[START Given entries]

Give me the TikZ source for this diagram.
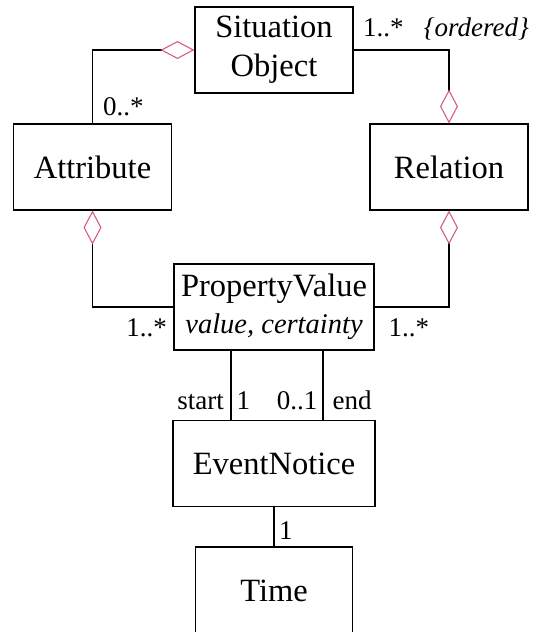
\documentclass[tikz,border=0pt]{standalone}
\usepackage{fontspec}
\setmainfont{Liberation Serif}
\usetikzlibrary{positioning, arrows.meta}
\definecolor{aggpink}{RGB}{212,92,134}

\begin{document}
\begin{tikzpicture}
	[on grid, line width=1.1pt,
	 class/.style={draw, rectangle, inner sep=0pt, minimum height=86pt, align=center,
	   font=\fontsize{32.5}{39}\selectfont},
	 mult/.style={inner sep=0pt, font=\fontsize{27}{32}\selectfont},
	 agg/.style={{Diamond[open, length=34pt, width=18pt, color=aggpink]}-}]
   \useasboundingbox (0,0) rectangle (545pt,-632pt);
   \node[class, minimum width=158pt] (sit) at (274pt,-50pt) {Situation\\Object};
   \node[class, minimum width=158pt] (att) [below left=117pt and 181.5pt of sit] {Attribute};
   \node[class, minimum width=158pt] (rel) [below right=117pt and 175pt of sit] {Relation};
   \node[class, minimum width=200pt] (pv) [below=257pt of sit]
        {PropertyValue\\[-2.5pt]{\fontsize{28.5}{34}\selectfont\itshape value, certainty}};
   \node[class, minimum width=202pt] (ev) [below=156.5pt of pv] {EventNotice};
   \node[class, minimum width=157pt, minimum height=88pt] (time) [below=127.5pt of ev] {Time};
    % aggregations
    \draw[agg] (sit.west) -- (sit.west -| att.north) -- (att.north)
          node[mult, anchor=base west, xshift=10pt, yshift=7.5pt] {0..*};
    \draw[agg] (rel.north) -- (rel.north |- sit.east) -- (sit.east)
          node[mult, anchor=base west, xshift=9pt, yshift=14pt] {1..*\hspace{0.75em}\textit{\{ordered\}}};
    \draw[agg] (att.south) -- (att.south |- pv.west) -- (pv.west)
          node[mult, anchor=base east, xshift=-6pt, yshift=-29.5pt] {1..*};
    \draw[agg] (rel.south) -- (rel.south |- pv.east) -- (pv.east)
          node[mult, anchor=base west, xshift=13.5pt, yshift=-29pt] {1..*};
    % associations
    \draw ([xshift=-43pt]pv.south) -- ([xshift=-43pt]pv.south |- ev.north)
          node[mult, anchor=base east, xshift=-6.5pt, yshift=10pt] {start}
          node[mult, anchor=base west, xshift=5pt, yshift=10pt] {1};
    \draw ([xshift=49pt]pv.south) -- ([xshift=49pt]pv.south |- ev.north)
          node[mult, anchor=base east, xshift=-5pt, yshift=10pt] {0..1}
          node[mult, anchor=base west, xshift=9pt, yshift=10pt] {end};
    \draw (ev.south) -- (time.north)
          node[mult, anchor=base west, xshift=4.5pt, yshift=6.8pt] {1};
\end{tikzpicture}
\end{document}
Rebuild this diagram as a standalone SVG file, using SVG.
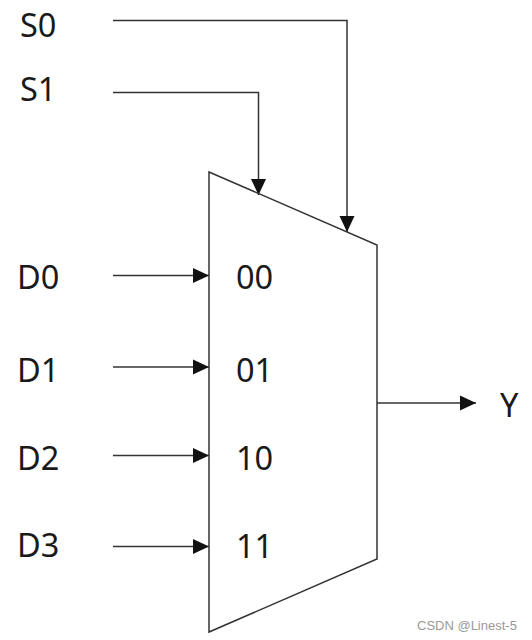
<svg xmlns="http://www.w3.org/2000/svg" width="532" height="640" viewBox="0 0 532 640">
<style>
.l{font-family:"Noto Sans","Open Sans","DejaVu Sans",sans-serif;font-size:32.5px;fill:#1a1a1a}
.c{fill:none;stroke:#333;stroke-width:1.5}
</style>
<defs><marker id="a" markerUnits="userSpaceOnUse" markerWidth="16" markerHeight="16" refX="16" refY="8" orient="auto"><path d="M0 0.5L16 8L0 15.5Z" fill="#111"/></marker></defs>
<rect width="532" height="640" fill="#fff"/>
<g id="connectors">
<path class="c" marker-end="url(#a)" d="M113 20.500H347V232"/>
<path class="c" marker-end="url(#a)" d="M113 92.500H258.500V195"/>
<path class="c" marker-end="url(#a)" d="M113 275.500H209"/>
<path class="c" marker-end="url(#a)" d="M113 367H209"/>
<path class="c" marker-end="url(#a)" d="M113 455.500H209"/>
<path class="c" marker-end="url(#a)" d="M113 546.500H209"/>
<path class="c" marker-end="url(#a)" d="M377 403H476"/>
</g>
<g id="mux"><path class="c" d="M209 172L377 245V559L209 632Z"/>
<text class="l" x="236" y="289">00</text><text class="l" x="236" y="382">01</text><text class="l" x="236" y="470">10</text><text class="l" x="236" y="558">11</text></g>
<g id="S0"><text class="l" x="20" y="37">S0</text></g>
<g id="S1"><text class="l" x="20" y="101">S1</text></g>
<g id="D0"><text class="l" x="17" y="289">D0</text></g>
<g id="D1"><text class="l" x="17" y="382">D1</text></g>
<g id="D2"><text class="l" x="17" y="470">D2</text></g>
<g id="D3"><text class="l" x="17" y="557">D3</text></g>
<g id="Y"><text class="l" x="500" y="417">Y</text></g>
<text x="417" y="630" style="font-family:'Liberation Sans',sans-serif;font-size:13px;fill:#999">CSDN @Linest-5</text>
</svg>
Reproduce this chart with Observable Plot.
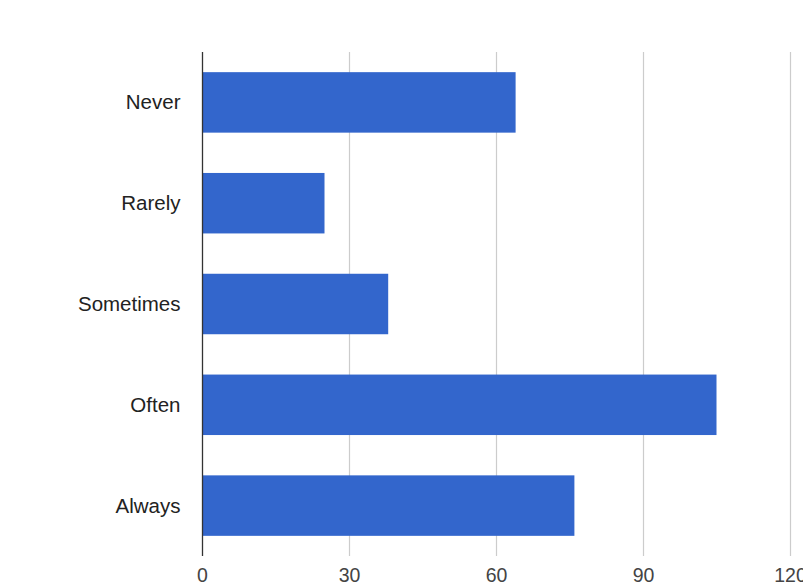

[END Given entries]

◆ Written request ◆
Transcribe the records above exactly, omitting every picture they contain.

◆ Result for this task ◆
Give me the TikZ source for this diagram.
\documentclass[tikz,border=0pt]{standalone}
\usepackage{fontspec}
\setmainfont{Liberation Serif}
\usetikzlibrary{positioning, arrows.meta}
\definecolor{aggpink}{RGB}{212,92,134}

\begin{document}
\begin{tikzpicture}
	[on grid, line width=1.1pt,
	 class/.style={draw, rectangle, inner sep=0pt, minimum height=86pt, align=center,
	   font=\fontsize{32.5}{39}\selectfont},
	 mult/.style={inner sep=0pt, font=\fontsize{27}{32}\selectfont},
	 agg/.style={{Diamond[open, length=34pt, width=18pt, color=aggpink]}-}]
   \useasboundingbox (0,0) rectangle (545pt,-632pt);
   \node[class, minimum width=158pt] (sit) at (274pt,-50pt) {Situation\\Object};
   \node[class, minimum width=158pt] (att) [below left=117pt and 181.5pt of sit] {Attribute};
   \node[class, minimum width=158pt] (rel) [below right=117pt and 175pt of sit] {Relation};
   \node[class, minimum width=200pt] (pv) [below=257pt of sit]
        {PropertyValue\\[-2.5pt]{\fontsize{28.5}{34}\selectfont\itshape value, certainty}};
   \node[class, minimum width=202pt] (ev) [below=156.5pt of pv] {EventNotice};
   \node[class, minimum width=157pt, minimum height=88pt] (time) [below=127.5pt of ev] {Time};
    % aggregations
    \draw[agg] (sit.west) -- (sit.west -| att.north) -- (att.north)
          node[mult, anchor=base west, xshift=10pt, yshift=7.5pt] {0..*};
    \draw[agg] (rel.north) -- (rel.north |- sit.east) -- (sit.east)
          node[mult, anchor=base west, xshift=9pt, yshift=14pt] {1..*\hspace{0.75em}\textit{\{ordered\}}};
    \draw[agg] (att.south) -- (att.south |- pv.west) -- (pv.west)
          node[mult, anchor=base east, xshift=-6pt, yshift=-29.5pt] {1..*};
    \draw[agg] (rel.south) -- (rel.south |- pv.east) -- (pv.east)
          node[mult, anchor=base west, xshift=13.5pt, yshift=-29pt] {1..*};
    % associations
    \draw ([xshift=-43pt]pv.south) -- ([xshift=-43pt]pv.south |- ev.north)
          node[mult, anchor=base east, xshift=-6.5pt, yshift=10pt] {start}
          node[mult, anchor=base west, xshift=5pt, yshift=10pt] {1};
    \draw ([xshift=49pt]pv.south) -- ([xshift=49pt]pv.south |- ev.north)
          node[mult, anchor=base east, xshift=-5pt, yshift=10pt] {0..1}
          node[mult, anchor=base west, xshift=9pt, yshift=10pt] {end};
    \draw (ev.south) -- (time.north)
          node[mult, anchor=base west, xshift=4.5pt, yshift=6.8pt] {1};
\end{tikzpicture}
\end{document}
Rebuild this diagram as a standalone SVG file, using SVG.
<svg xmlns="http://www.w3.org/2000/svg" width="532" height="640" viewBox="0 0 532 640">
<style>
.l{font-family:"Noto Sans","Open Sans","DejaVu Sans",sans-serif;font-size:32.5px;fill:#1a1a1a}
.c{fill:none;stroke:#333;stroke-width:1.5}
</style>
<defs><marker id="a" markerUnits="userSpaceOnUse" markerWidth="16" markerHeight="16" refX="16" refY="8" orient="auto"><path d="M0 0.5L16 8L0 15.5Z" fill="#111"/></marker></defs>
<rect width="532" height="640" fill="#fff"/>
<g id="connectors">
<path class="c" marker-end="url(#a)" d="M113 20.500H347V232"/>
<path class="c" marker-end="url(#a)" d="M113 92.500H258.500V195"/>
<path class="c" marker-end="url(#a)" d="M113 275.500H209"/>
<path class="c" marker-end="url(#a)" d="M113 367H209"/>
<path class="c" marker-end="url(#a)" d="M113 455.500H209"/>
<path class="c" marker-end="url(#a)" d="M113 546.500H209"/>
<path class="c" marker-end="url(#a)" d="M377 403H476"/>
</g>
<g id="mux"><path class="c" d="M209 172L377 245V559L209 632Z"/>
<text class="l" x="236" y="289">00</text><text class="l" x="236" y="382">01</text><text class="l" x="236" y="470">10</text><text class="l" x="236" y="558">11</text></g>
<g id="S0"><text class="l" x="20" y="37">S0</text></g>
<g id="S1"><text class="l" x="20" y="101">S1</text></g>
<g id="D0"><text class="l" x="17" y="289">D0</text></g>
<g id="D1"><text class="l" x="17" y="382">D1</text></g>
<g id="D2"><text class="l" x="17" y="470">D2</text></g>
<g id="D3"><text class="l" x="17" y="557">D3</text></g>
<g id="Y"><text class="l" x="500" y="417">Y</text></g>
<text x="417" y="630" style="font-family:'Liberation Sans',sans-serif;font-size:13px;fill:#999">CSDN @Linest-5</text>
</svg>
Reproduce this chart with Observable Plot.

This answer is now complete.